## [Instruction]
In the entries below, repeat only the lines between those holding "Give me the TikZ source for this diagram." and "width=0.8pt, draw=black!85, shorten", inclusive. Leave pictures out.

## [Given records]

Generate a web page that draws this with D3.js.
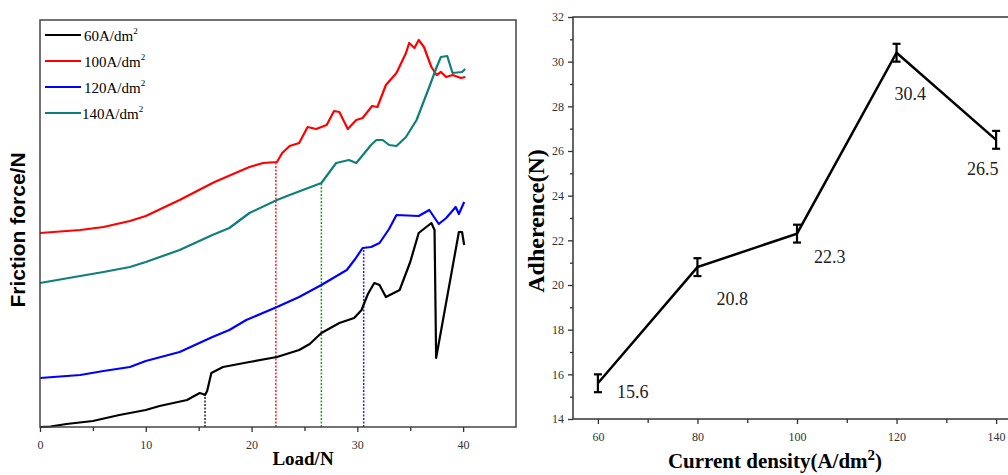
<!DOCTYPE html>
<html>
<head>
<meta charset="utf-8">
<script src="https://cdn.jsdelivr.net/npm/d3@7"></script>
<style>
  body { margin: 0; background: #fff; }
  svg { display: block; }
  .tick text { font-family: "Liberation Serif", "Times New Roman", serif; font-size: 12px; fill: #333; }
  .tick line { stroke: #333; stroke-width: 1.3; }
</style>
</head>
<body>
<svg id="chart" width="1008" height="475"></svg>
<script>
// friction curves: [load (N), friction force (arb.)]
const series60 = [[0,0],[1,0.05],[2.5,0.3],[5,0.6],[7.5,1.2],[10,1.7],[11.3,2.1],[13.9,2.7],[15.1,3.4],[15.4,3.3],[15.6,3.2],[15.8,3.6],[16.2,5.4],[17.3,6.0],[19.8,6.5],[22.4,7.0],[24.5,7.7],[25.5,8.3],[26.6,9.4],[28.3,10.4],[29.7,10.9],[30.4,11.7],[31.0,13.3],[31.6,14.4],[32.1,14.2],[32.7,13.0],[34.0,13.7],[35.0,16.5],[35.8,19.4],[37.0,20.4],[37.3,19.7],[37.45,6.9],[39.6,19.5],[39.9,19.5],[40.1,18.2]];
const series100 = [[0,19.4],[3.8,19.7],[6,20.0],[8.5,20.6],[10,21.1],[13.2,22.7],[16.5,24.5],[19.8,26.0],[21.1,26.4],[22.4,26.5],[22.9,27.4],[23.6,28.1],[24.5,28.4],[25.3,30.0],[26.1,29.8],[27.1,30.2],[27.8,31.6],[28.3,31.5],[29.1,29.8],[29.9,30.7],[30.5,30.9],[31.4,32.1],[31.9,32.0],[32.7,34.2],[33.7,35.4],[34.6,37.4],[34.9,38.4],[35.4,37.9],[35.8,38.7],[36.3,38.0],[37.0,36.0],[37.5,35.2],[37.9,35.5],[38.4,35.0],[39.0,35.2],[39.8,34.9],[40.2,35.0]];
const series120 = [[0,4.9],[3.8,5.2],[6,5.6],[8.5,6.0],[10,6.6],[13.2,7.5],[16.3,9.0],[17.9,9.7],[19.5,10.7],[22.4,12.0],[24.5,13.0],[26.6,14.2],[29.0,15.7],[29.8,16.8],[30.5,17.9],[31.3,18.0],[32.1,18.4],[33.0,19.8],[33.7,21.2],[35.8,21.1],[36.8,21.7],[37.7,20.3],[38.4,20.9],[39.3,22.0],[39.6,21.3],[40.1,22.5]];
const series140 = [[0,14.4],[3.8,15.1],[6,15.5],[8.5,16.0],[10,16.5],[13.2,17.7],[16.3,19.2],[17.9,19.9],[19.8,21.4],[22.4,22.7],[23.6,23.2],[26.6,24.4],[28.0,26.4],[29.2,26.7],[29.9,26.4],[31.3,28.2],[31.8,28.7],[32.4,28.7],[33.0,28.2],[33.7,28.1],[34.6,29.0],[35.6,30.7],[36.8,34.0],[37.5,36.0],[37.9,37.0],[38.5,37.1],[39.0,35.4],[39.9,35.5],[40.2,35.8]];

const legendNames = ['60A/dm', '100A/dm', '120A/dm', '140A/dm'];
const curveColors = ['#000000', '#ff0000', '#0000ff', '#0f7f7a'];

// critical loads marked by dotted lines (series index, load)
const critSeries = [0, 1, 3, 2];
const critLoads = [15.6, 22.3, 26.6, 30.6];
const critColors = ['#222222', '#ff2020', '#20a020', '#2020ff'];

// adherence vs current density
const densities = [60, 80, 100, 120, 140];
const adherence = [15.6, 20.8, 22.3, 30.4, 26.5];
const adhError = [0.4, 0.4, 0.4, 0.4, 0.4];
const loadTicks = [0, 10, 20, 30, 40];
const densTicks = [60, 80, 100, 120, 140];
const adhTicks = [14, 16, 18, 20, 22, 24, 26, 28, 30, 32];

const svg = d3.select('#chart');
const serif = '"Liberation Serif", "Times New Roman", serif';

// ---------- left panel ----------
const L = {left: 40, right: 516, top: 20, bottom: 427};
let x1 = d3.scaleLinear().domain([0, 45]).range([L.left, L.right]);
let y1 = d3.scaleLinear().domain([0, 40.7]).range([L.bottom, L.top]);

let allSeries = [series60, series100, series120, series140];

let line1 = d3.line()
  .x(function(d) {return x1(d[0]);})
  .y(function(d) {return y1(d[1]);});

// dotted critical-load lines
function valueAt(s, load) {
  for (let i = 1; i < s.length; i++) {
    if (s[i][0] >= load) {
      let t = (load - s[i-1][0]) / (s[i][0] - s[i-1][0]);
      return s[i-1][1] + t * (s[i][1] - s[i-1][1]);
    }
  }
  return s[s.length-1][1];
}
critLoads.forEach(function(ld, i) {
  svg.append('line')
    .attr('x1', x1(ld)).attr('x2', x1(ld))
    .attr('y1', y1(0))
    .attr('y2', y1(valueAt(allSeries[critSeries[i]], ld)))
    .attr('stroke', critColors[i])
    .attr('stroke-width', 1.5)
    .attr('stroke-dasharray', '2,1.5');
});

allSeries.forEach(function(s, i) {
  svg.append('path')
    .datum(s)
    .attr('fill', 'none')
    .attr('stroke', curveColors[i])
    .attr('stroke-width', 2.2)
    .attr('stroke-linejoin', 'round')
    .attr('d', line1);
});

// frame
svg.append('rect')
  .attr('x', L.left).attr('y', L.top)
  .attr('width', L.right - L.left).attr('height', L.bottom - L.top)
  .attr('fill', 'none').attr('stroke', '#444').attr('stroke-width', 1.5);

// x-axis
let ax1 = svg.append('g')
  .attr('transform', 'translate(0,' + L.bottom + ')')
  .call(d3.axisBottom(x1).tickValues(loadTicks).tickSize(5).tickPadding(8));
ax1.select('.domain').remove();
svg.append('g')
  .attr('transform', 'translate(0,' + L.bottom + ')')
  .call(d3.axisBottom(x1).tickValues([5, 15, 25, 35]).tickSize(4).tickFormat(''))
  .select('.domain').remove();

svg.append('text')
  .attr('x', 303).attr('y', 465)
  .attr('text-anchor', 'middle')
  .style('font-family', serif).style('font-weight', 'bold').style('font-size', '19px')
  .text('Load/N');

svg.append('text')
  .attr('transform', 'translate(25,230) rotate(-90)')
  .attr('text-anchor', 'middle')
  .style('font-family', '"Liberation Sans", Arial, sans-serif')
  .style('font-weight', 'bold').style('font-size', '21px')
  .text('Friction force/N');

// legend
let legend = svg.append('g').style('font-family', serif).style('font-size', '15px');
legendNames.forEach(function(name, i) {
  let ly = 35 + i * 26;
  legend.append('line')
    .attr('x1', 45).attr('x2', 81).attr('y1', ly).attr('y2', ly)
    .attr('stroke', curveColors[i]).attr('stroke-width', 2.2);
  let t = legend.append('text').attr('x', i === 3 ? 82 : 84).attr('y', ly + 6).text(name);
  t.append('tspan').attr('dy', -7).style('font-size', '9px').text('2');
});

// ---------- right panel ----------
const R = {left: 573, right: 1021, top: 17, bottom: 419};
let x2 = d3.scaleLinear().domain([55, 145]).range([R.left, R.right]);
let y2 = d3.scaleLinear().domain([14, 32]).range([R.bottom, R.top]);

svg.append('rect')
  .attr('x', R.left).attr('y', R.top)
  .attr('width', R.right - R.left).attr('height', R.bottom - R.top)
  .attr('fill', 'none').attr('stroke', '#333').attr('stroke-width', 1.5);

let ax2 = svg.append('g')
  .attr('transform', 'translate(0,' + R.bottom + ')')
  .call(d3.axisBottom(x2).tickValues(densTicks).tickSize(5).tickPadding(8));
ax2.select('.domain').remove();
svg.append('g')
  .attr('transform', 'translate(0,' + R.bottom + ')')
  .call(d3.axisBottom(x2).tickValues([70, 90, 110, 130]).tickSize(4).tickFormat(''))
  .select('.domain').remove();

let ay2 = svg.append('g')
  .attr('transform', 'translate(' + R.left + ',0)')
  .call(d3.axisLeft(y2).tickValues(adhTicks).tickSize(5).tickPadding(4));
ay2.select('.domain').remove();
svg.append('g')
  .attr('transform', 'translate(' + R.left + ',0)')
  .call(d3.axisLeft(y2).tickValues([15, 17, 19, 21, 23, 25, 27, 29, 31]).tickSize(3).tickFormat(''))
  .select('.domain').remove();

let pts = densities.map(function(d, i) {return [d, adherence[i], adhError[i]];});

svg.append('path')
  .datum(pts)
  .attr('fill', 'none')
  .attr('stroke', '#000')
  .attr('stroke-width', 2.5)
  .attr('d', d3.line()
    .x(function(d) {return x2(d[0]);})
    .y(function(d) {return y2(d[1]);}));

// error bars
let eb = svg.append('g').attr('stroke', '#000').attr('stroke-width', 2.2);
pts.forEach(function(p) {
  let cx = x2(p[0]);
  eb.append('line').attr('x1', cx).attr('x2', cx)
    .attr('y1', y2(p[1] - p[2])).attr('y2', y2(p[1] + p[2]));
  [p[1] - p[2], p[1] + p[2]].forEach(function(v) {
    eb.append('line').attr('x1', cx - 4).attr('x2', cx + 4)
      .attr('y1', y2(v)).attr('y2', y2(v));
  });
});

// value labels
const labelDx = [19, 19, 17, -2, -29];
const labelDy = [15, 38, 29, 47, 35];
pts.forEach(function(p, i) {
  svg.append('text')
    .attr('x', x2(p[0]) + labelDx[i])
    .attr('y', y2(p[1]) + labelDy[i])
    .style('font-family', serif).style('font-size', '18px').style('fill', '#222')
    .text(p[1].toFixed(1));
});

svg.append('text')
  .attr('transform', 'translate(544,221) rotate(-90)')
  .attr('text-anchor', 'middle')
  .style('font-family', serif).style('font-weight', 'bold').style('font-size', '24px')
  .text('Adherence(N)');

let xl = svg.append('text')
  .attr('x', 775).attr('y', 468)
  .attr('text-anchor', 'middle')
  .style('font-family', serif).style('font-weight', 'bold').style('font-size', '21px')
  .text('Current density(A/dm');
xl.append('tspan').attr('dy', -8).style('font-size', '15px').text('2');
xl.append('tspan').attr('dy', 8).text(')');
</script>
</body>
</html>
...
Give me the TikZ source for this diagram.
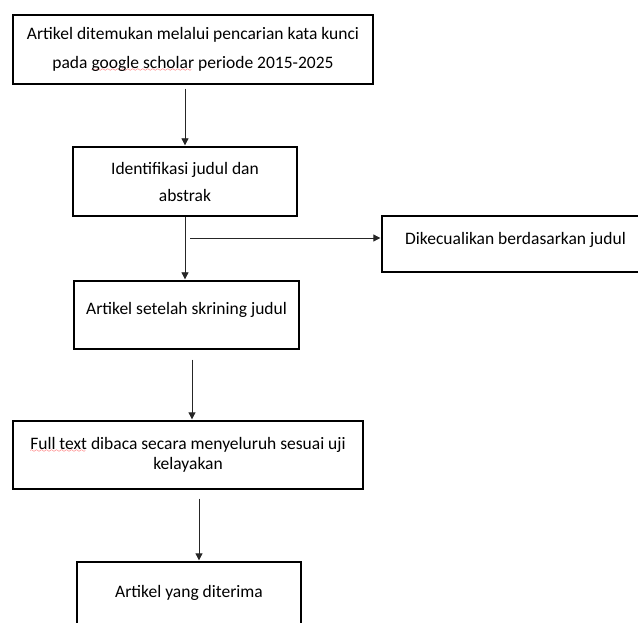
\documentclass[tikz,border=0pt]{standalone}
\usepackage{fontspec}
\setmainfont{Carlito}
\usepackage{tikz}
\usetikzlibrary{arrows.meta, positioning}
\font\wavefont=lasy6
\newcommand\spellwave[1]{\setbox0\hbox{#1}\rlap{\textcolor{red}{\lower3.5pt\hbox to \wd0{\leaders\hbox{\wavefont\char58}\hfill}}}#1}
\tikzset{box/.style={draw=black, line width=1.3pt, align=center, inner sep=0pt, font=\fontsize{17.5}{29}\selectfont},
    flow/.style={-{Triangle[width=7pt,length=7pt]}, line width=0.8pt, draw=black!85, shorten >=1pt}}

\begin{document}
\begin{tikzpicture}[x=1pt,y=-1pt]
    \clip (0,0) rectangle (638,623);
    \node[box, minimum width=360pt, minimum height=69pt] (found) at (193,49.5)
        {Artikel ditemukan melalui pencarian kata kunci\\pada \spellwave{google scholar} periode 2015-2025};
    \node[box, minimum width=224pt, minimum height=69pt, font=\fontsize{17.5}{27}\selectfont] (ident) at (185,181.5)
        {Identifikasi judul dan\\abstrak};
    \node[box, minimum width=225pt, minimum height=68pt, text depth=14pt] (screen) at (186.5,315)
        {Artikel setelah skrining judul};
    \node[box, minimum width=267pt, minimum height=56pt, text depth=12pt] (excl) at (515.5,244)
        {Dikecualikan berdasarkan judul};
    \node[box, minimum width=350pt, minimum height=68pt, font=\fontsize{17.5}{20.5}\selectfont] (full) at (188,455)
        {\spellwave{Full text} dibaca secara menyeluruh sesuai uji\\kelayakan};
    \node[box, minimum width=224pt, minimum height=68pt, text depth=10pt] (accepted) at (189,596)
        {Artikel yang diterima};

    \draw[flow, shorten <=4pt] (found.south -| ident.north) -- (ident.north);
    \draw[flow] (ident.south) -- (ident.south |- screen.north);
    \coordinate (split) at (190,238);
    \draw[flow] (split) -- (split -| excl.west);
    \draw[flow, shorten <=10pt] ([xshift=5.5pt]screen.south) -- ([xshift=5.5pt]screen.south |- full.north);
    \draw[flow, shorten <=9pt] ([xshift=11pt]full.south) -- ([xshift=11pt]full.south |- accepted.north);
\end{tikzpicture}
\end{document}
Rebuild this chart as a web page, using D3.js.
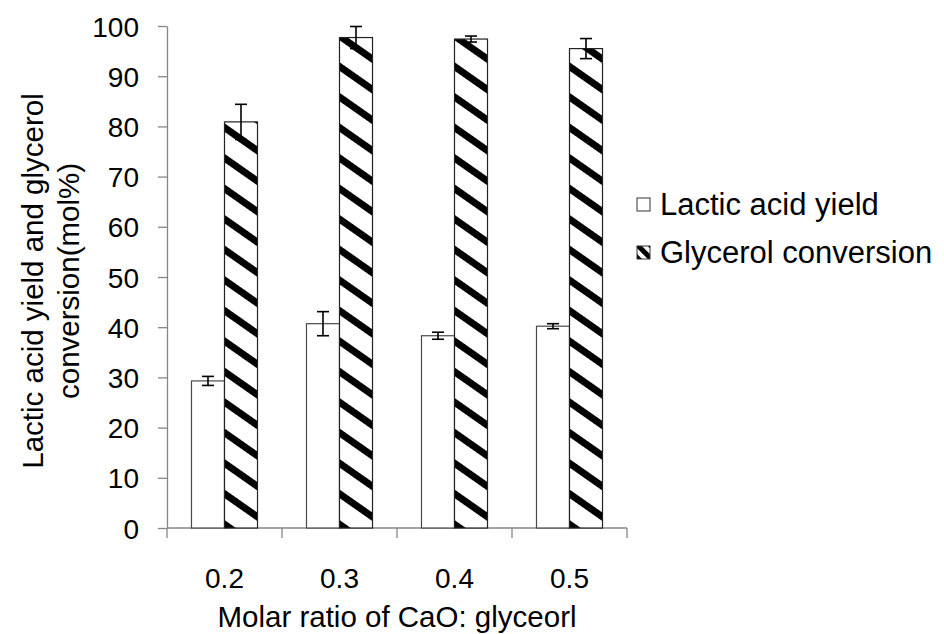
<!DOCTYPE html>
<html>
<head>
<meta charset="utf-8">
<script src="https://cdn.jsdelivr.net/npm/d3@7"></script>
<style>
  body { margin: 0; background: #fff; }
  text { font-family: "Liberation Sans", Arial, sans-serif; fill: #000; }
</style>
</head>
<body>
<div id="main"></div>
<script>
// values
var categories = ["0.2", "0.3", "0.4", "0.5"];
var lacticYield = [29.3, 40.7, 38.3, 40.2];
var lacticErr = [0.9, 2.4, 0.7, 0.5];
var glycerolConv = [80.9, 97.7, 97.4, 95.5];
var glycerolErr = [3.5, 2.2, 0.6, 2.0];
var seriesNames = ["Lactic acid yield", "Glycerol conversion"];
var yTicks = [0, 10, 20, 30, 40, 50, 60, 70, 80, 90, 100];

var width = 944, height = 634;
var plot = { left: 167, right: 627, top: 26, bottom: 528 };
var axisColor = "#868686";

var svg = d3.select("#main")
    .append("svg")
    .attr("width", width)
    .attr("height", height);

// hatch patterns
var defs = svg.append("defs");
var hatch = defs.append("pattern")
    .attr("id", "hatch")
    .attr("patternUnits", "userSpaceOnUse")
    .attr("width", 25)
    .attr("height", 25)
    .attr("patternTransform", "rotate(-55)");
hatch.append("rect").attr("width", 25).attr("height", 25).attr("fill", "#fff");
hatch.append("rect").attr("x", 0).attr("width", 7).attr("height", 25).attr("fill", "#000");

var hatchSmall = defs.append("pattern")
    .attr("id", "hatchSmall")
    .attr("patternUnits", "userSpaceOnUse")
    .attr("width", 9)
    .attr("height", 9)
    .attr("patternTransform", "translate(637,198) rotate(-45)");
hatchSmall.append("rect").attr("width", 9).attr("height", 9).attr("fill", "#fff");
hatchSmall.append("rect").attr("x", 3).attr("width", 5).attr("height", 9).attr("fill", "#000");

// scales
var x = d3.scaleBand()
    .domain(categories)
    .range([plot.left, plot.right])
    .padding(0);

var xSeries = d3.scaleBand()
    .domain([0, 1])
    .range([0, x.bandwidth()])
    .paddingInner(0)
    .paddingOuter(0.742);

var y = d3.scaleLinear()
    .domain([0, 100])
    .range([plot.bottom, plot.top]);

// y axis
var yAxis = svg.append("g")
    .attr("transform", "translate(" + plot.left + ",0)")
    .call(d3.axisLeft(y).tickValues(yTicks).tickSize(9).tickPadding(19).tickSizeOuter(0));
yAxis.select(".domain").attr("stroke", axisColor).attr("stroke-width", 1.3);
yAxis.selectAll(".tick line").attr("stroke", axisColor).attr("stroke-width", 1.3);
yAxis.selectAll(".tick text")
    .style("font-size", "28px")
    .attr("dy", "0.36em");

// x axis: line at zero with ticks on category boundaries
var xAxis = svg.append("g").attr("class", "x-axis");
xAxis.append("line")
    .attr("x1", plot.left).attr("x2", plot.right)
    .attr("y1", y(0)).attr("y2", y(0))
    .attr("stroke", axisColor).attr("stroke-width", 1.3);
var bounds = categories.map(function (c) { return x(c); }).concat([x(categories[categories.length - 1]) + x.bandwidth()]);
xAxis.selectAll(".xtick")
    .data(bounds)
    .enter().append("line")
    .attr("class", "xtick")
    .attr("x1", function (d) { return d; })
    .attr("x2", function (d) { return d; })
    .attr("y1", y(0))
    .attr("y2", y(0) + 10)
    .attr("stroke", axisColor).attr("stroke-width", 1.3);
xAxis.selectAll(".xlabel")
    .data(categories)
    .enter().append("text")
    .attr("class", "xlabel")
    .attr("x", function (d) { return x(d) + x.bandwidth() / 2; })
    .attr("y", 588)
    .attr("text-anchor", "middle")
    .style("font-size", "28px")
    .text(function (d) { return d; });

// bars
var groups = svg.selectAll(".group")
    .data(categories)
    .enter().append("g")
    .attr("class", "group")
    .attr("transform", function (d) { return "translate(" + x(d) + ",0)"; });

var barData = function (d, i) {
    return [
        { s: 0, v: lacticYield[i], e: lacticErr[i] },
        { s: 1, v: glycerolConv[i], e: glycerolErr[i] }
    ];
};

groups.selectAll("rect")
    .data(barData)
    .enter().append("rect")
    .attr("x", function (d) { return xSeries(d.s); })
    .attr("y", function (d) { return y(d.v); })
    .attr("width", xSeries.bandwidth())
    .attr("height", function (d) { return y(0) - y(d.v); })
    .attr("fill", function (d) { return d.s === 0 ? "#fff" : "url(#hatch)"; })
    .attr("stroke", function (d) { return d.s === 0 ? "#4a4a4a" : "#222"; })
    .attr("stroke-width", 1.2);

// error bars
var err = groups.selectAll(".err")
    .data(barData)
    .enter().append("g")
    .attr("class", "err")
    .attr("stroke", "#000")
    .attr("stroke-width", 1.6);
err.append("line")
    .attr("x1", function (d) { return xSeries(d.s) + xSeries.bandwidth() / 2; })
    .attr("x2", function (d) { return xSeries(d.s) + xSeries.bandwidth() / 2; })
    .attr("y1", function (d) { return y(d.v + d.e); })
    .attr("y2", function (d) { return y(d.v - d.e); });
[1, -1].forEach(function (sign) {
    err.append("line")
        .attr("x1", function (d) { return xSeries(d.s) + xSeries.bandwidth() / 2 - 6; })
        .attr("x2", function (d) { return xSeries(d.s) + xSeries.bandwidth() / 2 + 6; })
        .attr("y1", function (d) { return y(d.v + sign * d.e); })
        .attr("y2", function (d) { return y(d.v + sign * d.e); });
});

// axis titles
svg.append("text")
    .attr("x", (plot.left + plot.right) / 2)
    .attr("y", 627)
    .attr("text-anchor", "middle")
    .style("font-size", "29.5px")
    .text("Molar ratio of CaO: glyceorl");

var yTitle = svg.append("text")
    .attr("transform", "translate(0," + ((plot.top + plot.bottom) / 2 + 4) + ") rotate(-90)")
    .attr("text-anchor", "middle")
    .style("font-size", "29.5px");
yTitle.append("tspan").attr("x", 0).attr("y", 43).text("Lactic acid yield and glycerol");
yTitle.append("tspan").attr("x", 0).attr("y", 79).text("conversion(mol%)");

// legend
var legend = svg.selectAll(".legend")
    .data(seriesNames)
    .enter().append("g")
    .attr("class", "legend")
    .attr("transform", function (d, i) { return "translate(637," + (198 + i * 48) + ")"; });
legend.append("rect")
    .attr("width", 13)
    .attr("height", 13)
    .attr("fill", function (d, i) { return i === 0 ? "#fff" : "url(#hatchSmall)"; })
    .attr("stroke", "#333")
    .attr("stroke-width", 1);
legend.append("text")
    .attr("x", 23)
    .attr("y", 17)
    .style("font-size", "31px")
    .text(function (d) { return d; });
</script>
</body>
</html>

## [Result of the task]
Give me the TikZ source for this diagram.
\documentclass[tikz,border=0pt]{standalone}
\usepackage{fontspec}
\setmainfont{Carlito}
\usepackage{tikz}
\usetikzlibrary{arrows.meta, positioning}
\font\wavefont=lasy6
\newcommand\spellwave[1]{\setbox0\hbox{#1}\rlap{\textcolor{red}{\lower3.5pt\hbox to \wd0{\leaders\hbox{\wavefont\char58}\hfill}}}#1}
\tikzset{box/.style={draw=black, line width=1.3pt, align=center, inner sep=0pt, font=\fontsize{17.5}{29}\selectfont},
    flow/.style={-{Triangle[width=7pt,length=7pt]}, line width=0.8pt, draw=black!85, shorten >=1pt}}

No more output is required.